Stated exercise:
Copy exactly the lines from the one containing "Emit a web page" through the one containing "8.5, interval: 1", both included, and leave out any pictures.

......

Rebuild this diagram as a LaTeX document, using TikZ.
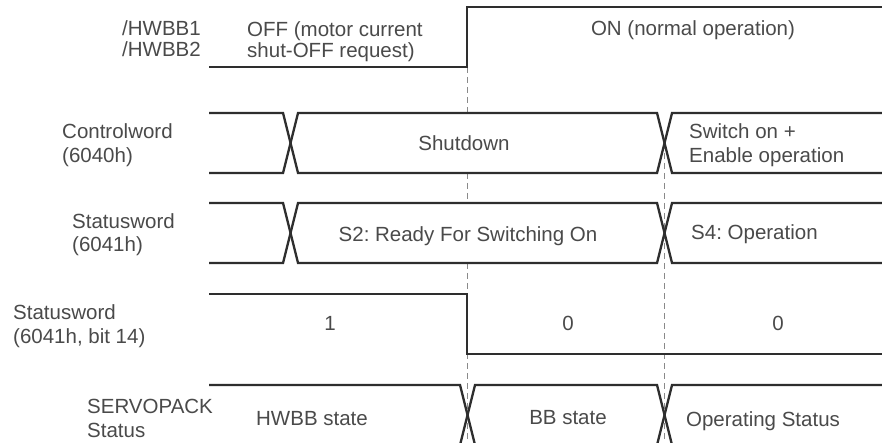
\documentclass[tikz,border=0pt]{standalone}
\usepackage{fontspec}
\setmainfont{Liberation Sans}
\frenchspacing
\definecolor{linegray}{HTML}{2E2E2E}
\definecolor{textgray}{HTML}{4A4A4A}
\definecolor{dashgray}{HTML}{8A8A8A}

\begin{document}
\begin{tikzpicture}[x=1pt, y=-1pt,
  signal/.style={line width=2.3pt, linegray},
  guide/.style={line width=1pt, dashgray, dash pattern=on 6pt off 4pt},
  lbl/.style={font=\fontsize{20.5}{24}\selectfont, text=textgray, inner sep=0pt, align=left}]
  % Page frame
  \useasboundingbox (0,0) rectangle (882,443);
  \fill[white] (0,0) rectangle (882,443);
  \clip (0,0) rectangle (882,443);

  % Dashed guides
  \draw[guide] (467,67) -- (467,113);
  \draw[guide] (467,173) -- (467,203);
  \draw[guide] (467,263) -- (467,443);
  \draw[guide] (664.5,143) -- (664.5,443);

  % /HWBB1, /HWBB2 (two-line labels sit on their last baseline)
  \draw[signal] (209,67) -- (467,67) -- (467,7) -- (890,7);
  \node[lbl, anchor=base west, font=\fontsize{20.5}{21.5}\selectfont] (hwbb) at (122,57) {/HWBB1\\/HWBB2};
  \node[lbl, anchor=base west, font=\fontsize{20.5}{21.5}\selectfont] (off) at (247,58) {OFF (motor current\\shut-OFF request)};
  \node[lbl, anchor=base] (on) at (693,36) {ON (normal operation)};

  % Controlword
  \draw[signal] (209,113) -- (283,113) -- (298,173) -- (657,173) -- (672,113) -- (890,113);
  \draw[signal] (209,173) -- (283,173) -- (298,113) -- (657,113) -- (672,173) -- (890,173);
  \node[lbl, anchor=base west] (cw) at (62,163) {Controlword\\(6040h)};
  \node[lbl, anchor=base] (shutdown) at (464,151) {Shutdown};
  \node[lbl, anchor=base west] (enable) at (689,163) {Switch on +\\Enable operation};

  % Statusword
  \draw[signal] (209,203) -- (283,203) -- (298,263) -- (657,263) -- (672,203) -- (890,203);
  \draw[signal] (209,263) -- (283,263) -- (298,203) -- (657,203) -- (672,263) -- (890,263);
  \node[lbl, anchor=base west] (sw) at (72,252) {Statusword\\(6041h)};
  \node[lbl, anchor=base] (s2) at (468,242) {S2: Ready For Switching On};
  \node[lbl, anchor=base west] (s4) at (691,240) {S4: Operation};

  % Statusword bit 14
  \draw[signal] (209,294) -- (467,294) -- (467,354) -- (890,354);
  \node[lbl, anchor=base west] (bit) at (13,343) {Statusword\\(6041h, bit 14)};
  \node[lbl, anchor=base] (one) at (330,330) {1};
  \node[lbl, anchor=base] (zeroa) at (568,330) {0};
  \node[lbl, anchor=base] (zerob) at (778,330) {0};

  % SERVOPACK status
  \draw[signal] (209,385) -- (460,385) -- (475,445) -- (657,445) -- (672,385) -- (890,385);
  \draw[signal] (209,445) -- (460,445) -- (475,385) -- (657,385) -- (672,445) -- (890,445);
  \node[lbl, anchor=base west] (sp) at (87,437) {SERVOPACK\\Status};
  \node[lbl, anchor=base] (hwbbst) at (312,425) {HWBB state};
  \node[lbl, anchor=base] (bbst) at (568,424) {BB state};
  \node[lbl, anchor=base] (opst) at (763,426) {Operating Status};
\end{tikzpicture}
\end{document}
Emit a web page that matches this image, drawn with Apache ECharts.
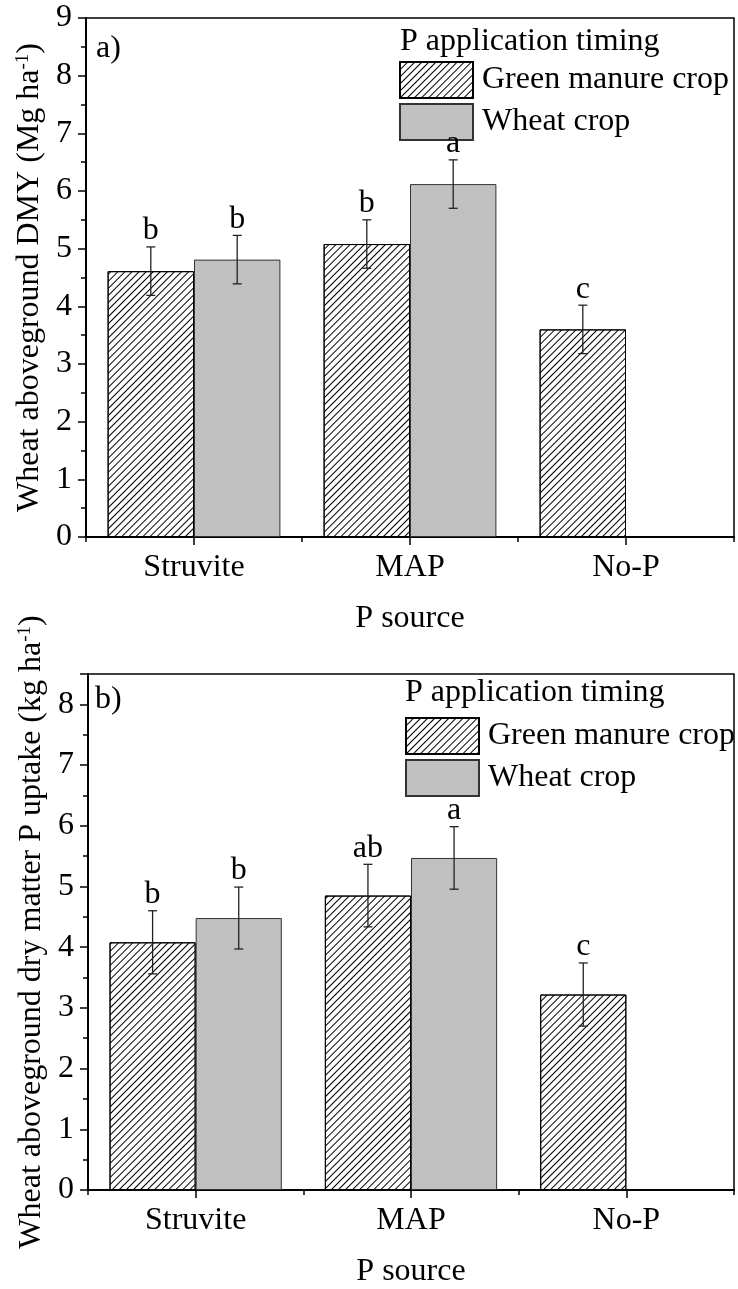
<!DOCTYPE html>
<html>
<head>
<meta charset="utf-8">
<script src="https://cdn.jsdelivr.net/npm/echarts@6/dist/echarts.min.js"></script>
<style>
  html, body { margin: 0; padding: 0; background: #fff; }
  #chart { width: 738px; height: 1289px; }
</style>
</head>
<body>
<div id="chart"></div>
<script>
// P source treatments on the x axis
const categories = ['Struvite', 'MAP', 'No-P'];
const timingNames = ['Green manure crop', 'Wheat crop'];

// a) Wheat aboveground dry matter yield (Mg ha-1)
const dmyGreenManure = [4.61, 5.08, 3.60];
const dmyWheat = [4.81, 6.12, null];
const dmyGreenManureErr = [0.42, 0.42, 0.42];
const dmyWheatErr = [0.42, 0.42, null];
const dmyGreenManureLetters = ['b', 'b', 'c'];
const dmyWheatLetters = ['b', 'a', null];

// b) Wheat aboveground dry matter P uptake (kg ha-1)
const uptakeGreenManure = [4.08, 4.85, 3.22];
const uptakeWheat = [4.48, 5.47, null];
const uptakeGreenManureErr = [0.52, 0.515, 0.52];
const uptakeWheatErr = [0.51, 0.515, null];
const uptakeGreenManureLetters = ['b', 'ab', 'c'];
const uptakeWheatLetters = ['b', 'a', null];

// y axis ranges
const dmyAxis = { min: 0, max: 9, interval: 1 };
const uptakeAxis = { min: 0, max: 8.5, interval: 1 };

const FONT = "'Liberation Serif', 'Times New Roman', serif";
// forward-slash hatching for the green manure bars
const hatch = {
  symbol: 'rect',
  symbolSize: 1,
  dashArrayX: [1, 0],
  dashArrayY: [1, 4],
  rotation: -Math.PI / 4,
  color: '#000'
};

const chart = echarts.init(document.getElementById('chart'), null, { renderer: 'canvas' });

function barSeries(name, xi, yi, data, isHatched) {
  return {
    type: 'bar',
    name: name,
    xAxisIndex: xi,
    yAxisIndex: yi,
    data: data,
    barGap: '0%',
    barCategoryGap: '20%',
    itemStyle: isHatched
      ? { color: '#fff', borderColor: '#000', borderWidth: 1, decal: hatch }
      : { color: '#c0c0c0', borderColor: '#333', borderWidth: 1 },
    emphasis: { disabled: true }
  };
}

// error bars and significance letters, drawn at the centre of the matching bar slot
function errorSeries(xi, yi, slot, values, errs, letters) {
  const data = [];
  values.forEach((v, i) => { if (v != null) data.push([i, v, errs[i]]); });
  return {
    type: 'custom',
    xAxisIndex: xi,
    yAxisIndex: yi,
    z: 5,
    silent: true,
    data: data,
    encode: { x: 0, y: 1 },
    renderItem: function (params, api) {
      const i = api.value(0), v = api.value(1), e = api.value(2);
      const band = api.size([1, 0])[0];
      const cx = api.coord([i, v])[0] + slot * band * 0.2;
      const yTop = api.coord([i, v + e])[1];
      const yBot = api.coord([i, v - e])[1];
      const half = 4.5;
      const ls = { stroke: '#222', lineWidth: 1.3 };
      return {
        type: 'group',
        children: [
          { type: 'line', shape: { x1: cx, y1: yTop, x2: cx, y2: yBot }, style: ls },
          { type: 'line', shape: { x1: cx - half, y1: yTop, x2: cx + half, y2: yTop }, style: ls },
          { type: 'line', shape: { x1: cx - half, y1: yBot, x2: cx + half, y2: yBot }, style: ls },
          {
            type: 'text',
            style: {
              text: letters[i], x: cx, y: yTop,
              align: 'center', verticalAlign: 'bottom',
              font: '32px ' + FONT, fill: '#000'
            }
          }
        ]
      };
    }
  };
}

function valueAxis(gridIndex, range, title) {
  return {
    type: 'value',
    gridIndex: gridIndex,
    min: range.min,
    max: range.max,
    interval: range.interval,
    name: title,
    nameLocation: 'middle',
    nameGap: 30,
    nameTextStyle: {
      color: '#000', fontFamily: FONT, fontSize: 32,
      rich: {
        t: { color: '#000', fontFamily: FONT, fontSize: 32 },
        s: { color: '#000', fontFamily: FONT, fontSize: 19, verticalAlign: 'top' }
      }
    },
    axisLine: { show: true, lineStyle: { color: '#000', width: 2 } },
    axisTick: { show: true, inside: false, length: 8, lineStyle: { color: '#000', width: 1.5 } },
    minorTick: { show: true, splitNumber: 2, length: 5, lineStyle: { color: '#000', width: 1.5 } },
    splitLine: { show: false },
    axisLabel: {
      color: '#000', fontFamily: FONT, fontSize: 32, margin: 14,
      formatter: v => (Number.isInteger(v) ? String(v) : '')
    }
  };
}

function categoryAxes(gridIndex) {
  return [
    {
      type: 'category',
      gridIndex: gridIndex,
      position: 'bottom',
      data: categories,
      boundaryGap: true,
      name: 'P source',
      nameLocation: 'middle',
      nameGap: 66,
      nameTextStyle: { color: '#000', fontFamily: FONT, fontSize: 32 },
      axisLine: { show: true, lineStyle: { color: '#000', width: 2 } },
      axisTick: { show: true, alignWithLabel: true, inside: false, length: 8, lineStyle: { color: '#000', width: 1.5 } },
      axisLabel: { color: '#000', fontFamily: FONT, fontSize: 32, margin: 15 },
      splitLine: { show: false }
    },
    {
      // short ticks on the category boundaries
      type: 'category',
      gridIndex: gridIndex,
      position: 'bottom',
      data: categories,
      boundaryGap: true,
      axisLine: { show: false },
      axisTick: { show: true, inside: false, length: 5, lineStyle: { color: '#000', width: 1.5 } },
      axisLabel: { show: false },
      splitLine: { show: false }
    }
  ];
}

function legendAt(left, top) {
  return {
    data: timingNames,
    orient: 'vertical',
    left: left,
    top: top,
    padding: 0,
    itemWidth: 73,
    itemHeight: 36,
    itemGap: 4,
    icon: 'rect',
    selectedMode: false,
    textStyle: { color: '#000', fontFamily: FONT, fontSize: 32, lineHeight: 36, padding: [0, 0, 0, 4] }
  };
}

function plainText(text, left, top) {
  return {
    type: 'text', left: left, top: top, silent: true,
    style: { text: text, font: '32px ' + FONT, fill: '#000' }
  };
}

const option = {
  animation: false,
  backgroundColor: '#fff',
  grid: [
    { left: 86, right: 4, top: 18, height: 519, show: true, borderColor: '#000', borderWidth: 1.5, backgroundColor: 'transparent' },
    { left: 88, right: 4, top: 674, height: 518.5, show: true, borderColor: '#000', borderWidth: 1.5, backgroundColor: 'transparent' }
  ],
  xAxis: [].concat(categoryAxes(0), categoryAxes(1)),
  yAxis: [
    valueAxis(0, dmyAxis, '{t|Wheat aboveground DMY (Mg ha}{s|-1}{t|)}'),
    valueAxis(1, uptakeAxis, '{t|Wheat aboveground dry matter P uptake (kg ha}{s|-1}{t|)}')
  ],
  legend: [legendAt(399, 61), legendAt(405, 717)],
  graphic: [
    plainText('a)', 96, 33),
    plainText('P application timing', 400, 26),
    plainText('b)', 95, 684),
    plainText('P application timing', 405, 677)
  ],
  series: [
    barSeries(timingNames[0], 0, 0, dmyGreenManure, true),
    barSeries(timingNames[1], 0, 0, dmyWheat, false),
    barSeries(timingNames[0], 2, 1, uptakeGreenManure, true),
    barSeries(timingNames[1], 2, 1, uptakeWheat, false),
    errorSeries(0, 0, -1, dmyGreenManure, dmyGreenManureErr, dmyGreenManureLetters),
    errorSeries(0, 0, 1, dmyWheat, dmyWheatErr, dmyWheatLetters),
    errorSeries(2, 1, -1, uptakeGreenManure, uptakeGreenManureErr, uptakeGreenManureLetters),
    errorSeries(2, 1, 1, uptakeWheat, uptakeWheatErr, uptakeWheatLetters)
  ]
};

chart.setOption(option);
</script>
</body>
</html>
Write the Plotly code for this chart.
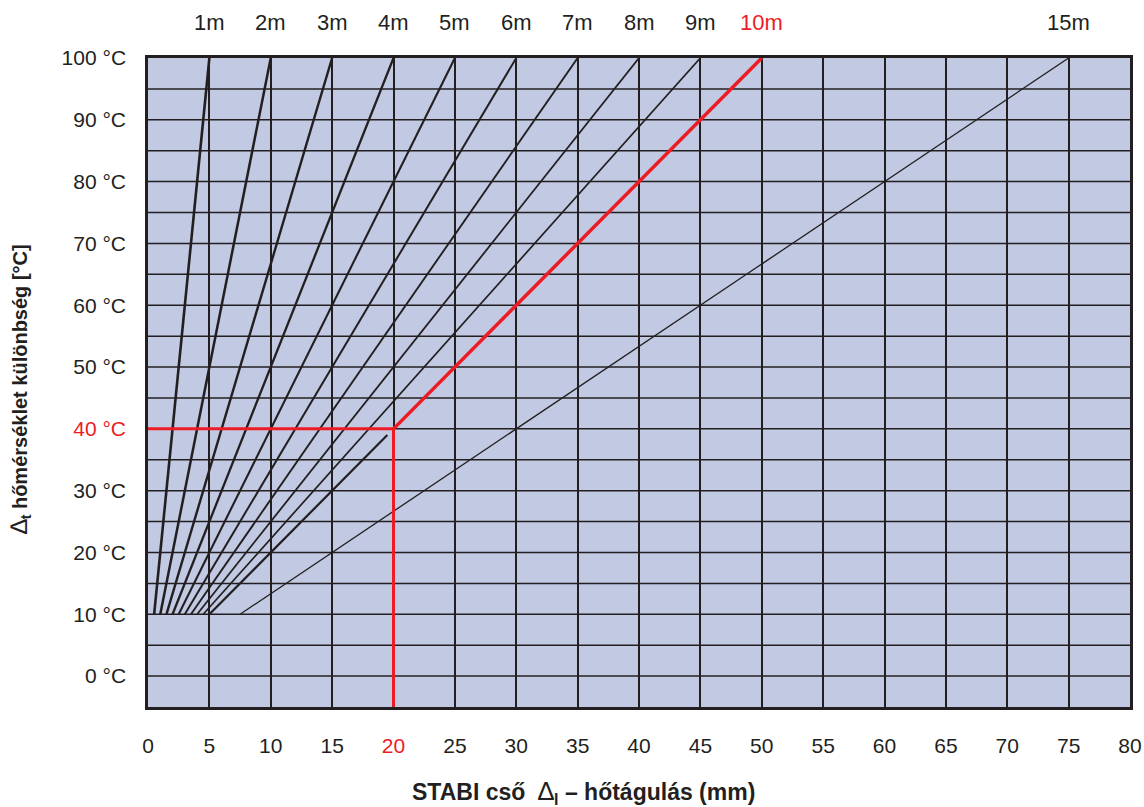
import plotly.graph_objects as go

# Pipe lengths (m) and their expansion lines (x = expansion mm, y = temperature difference °C)
lengths = ["1m", "2m", "3m", "4m", "5m", "6m", "7m", "8m", "9m", "10m", "15m"]
x_start = [0.5, 1.0, 1.5, 2.0, 2.5, 3.0, 3.5, 4.0, 4.5, 5.0, 7.5]
x_end = [5, 10, 15, 20, 25, 30, 35, 40, 45, 50, 75]
t_start = 10
t_end = 100

# Highlighted example: 10 m pipe, 40 °C -> 20 mm
ex_len = "10m"
ex_dt = 40
ex_dl = 20
ex_black_end_x = 19.5
ex_black_end_t = 39

x_ticks = list(range(0, 85, 5))
y_ticks = list(range(0, 110, 10))

RED = "#ed1c24"
INK = "#231f20"
FONT = "Liberation Sans, Arial, sans-serif"

fig = go.Figure()

widths = [2.6, 2.5, 2.4, 2.3, 2.1, 2.0, 1.9, 1.8, 1.7, 2.2, 1.3]
for name, xs, xe, w in zip(lengths, x_start, x_end, widths):
    if name == ex_len:
        fig.add_trace(go.Scatter(x=[xs, ex_black_end_x], y=[t_start, ex_black_end_t], mode="lines",
                                 line=dict(color=INK, width=w), showlegend=False, hoverinfo="skip"))
        fig.add_trace(go.Scatter(x=[ex_dl, xe], y=[ex_dt, t_end], mode="lines",
                                 line=dict(color=RED, width=3.5), showlegend=False, hoverinfo="skip"))
    else:
        fig.add_trace(go.Scatter(x=[xs, xe], y=[t_start, t_end], mode="lines",
                                 line=dict(color=INK, width=w), showlegend=False, hoverinfo="skip"))

# red guide lines
fig.add_trace(go.Scatter(x=[0, ex_dl, ex_dl], y=[ex_dt, ex_dt, -5], mode="lines",
                         line=dict(color=RED, width=3), showlegend=False, hoverinfo="skip"))

# top labels
for name, xe in zip(lengths, x_end):
    fig.add_annotation(x=xe, y=1.0, xref="x", yref="paper", yshift=36, yanchor="middle",
                       xanchor="center", text=name, showarrow=False,
                       font=dict(size=22, color=RED if name == ex_len else INK, family=FONT))

x_text = [f"<span style='color:{RED}'>{v}</span>" if v == ex_dl else str(v) for v in x_ticks]
y_text = [f"<span style='color:{RED}'>{v} °C</span>" if v == ex_dt else f"{v} °C" for v in y_ticks]

fig.update_xaxes(range=[0, 80], tickvals=x_ticks, ticktext=x_text, showgrid=True,
                 gridcolor=INK, gridwidth=1.5, zeroline=False, showline=True, linecolor=INK,
                 linewidth=2.5, mirror=True, ticks="", ticklabelstandoff=18, automargin=False,
                 tickfont=dict(size=21, color=INK, family=FONT))
fig.update_yaxes(range=[-5, 100], tickvals=y_ticks, ticktext=y_text, showgrid=False,
                 zeroline=False, showline=True, linecolor=INK, linewidth=2.5, mirror=True,
                 ticks="", ticklabelstandoff=15, automargin=False,
                 tickfont=dict(size=21, color=INK, family=FONT))

# horizontal grid every 5
for v in range(-5, 101, 5):
    if v in (-5, 100):
        continue
    fig.add_shape(type="line", xref="paper", yref="y", x0=0, x1=1, y0=v, y1=v,
                  line=dict(color=INK, width=1.5), layer="below")

fig.add_annotation(x=0.443, y=0, xref="paper", yref="paper", yshift=-85, xanchor="center",
                   yanchor="middle",
                   text="<b>STABI cső&nbsp; </b><span style='font-weight:normal;font-size:26px'>∆</span><b><sub>l</sub> – hőtágulás (mm)</b>",
                   showarrow=False, font=dict(size=23, color=INK, family=FONT))
fig.add_annotation(x=0, y=0.49, xref="paper", yref="paper", xshift=-128, textangle=-90,
                   xanchor="center", yanchor="middle",
                   text="<span style='font-weight:normal;font-size:24px'>∆</span><b><sub>t</sub> hőmérséklet különbség [°C]</b>",
                   showarrow=False, font=dict(size=20, color=INK, family=FONT))

fig.update_layout(width=1144, height=807, margin=dict(l=148, r=14, t=58, b=100, autoexpand=False),
                  plot_bgcolor="#c2c9e3", paper_bgcolor="white", showlegend=False)

fig.write_html("out.html", config={"displayModeBar": False},
               post_script="document.body.style.margin='0';document.body.style.overflow='hidden';")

......

Complete answer:
Emit a web page that matches this image, drawn with Apache ECharts.
<!DOCTYPE html>
<html>
<head>
<meta charset="utf-8">
<script src="https://cdn.jsdelivr.net/npm/echarts@6/dist/echarts.min.js"></script>
<style>
  html, body { margin: 0; padding: 0; background: #fff; }
  #chart { width: 738px; height: 1289px; }
</style>
</head>
<body>
<div id="chart"></div>
<script>
// P source treatments on the x axis
const categories = ['Struvite', 'MAP', 'No-P'];
const timingNames = ['Green manure crop', 'Wheat crop'];

// a) Wheat aboveground dry matter yield (Mg ha-1)
const dmyGreenManure = [4.61, 5.08, 3.60];
const dmyWheat = [4.81, 6.12, null];
const dmyGreenManureErr = [0.42, 0.42, 0.42];
const dmyWheatErr = [0.42, 0.42, null];
const dmyGreenManureLetters = ['b', 'b', 'c'];
const dmyWheatLetters = ['b', 'a', null];

// b) Wheat aboveground dry matter P uptake (kg ha-1)
const uptakeGreenManure = [4.08, 4.85, 3.22];
const uptakeWheat = [4.48, 5.47, null];
const uptakeGreenManureErr = [0.52, 0.515, 0.52];
const uptakeWheatErr = [0.51, 0.515, null];
const uptakeGreenManureLetters = ['b', 'ab', 'c'];
const uptakeWheatLetters = ['b', 'a', null];

// y axis ranges
const dmyAxis = { min: 0, max: 9, interval: 1 };
const uptakeAxis = { min: 0, max: 8.5, interval: 1 };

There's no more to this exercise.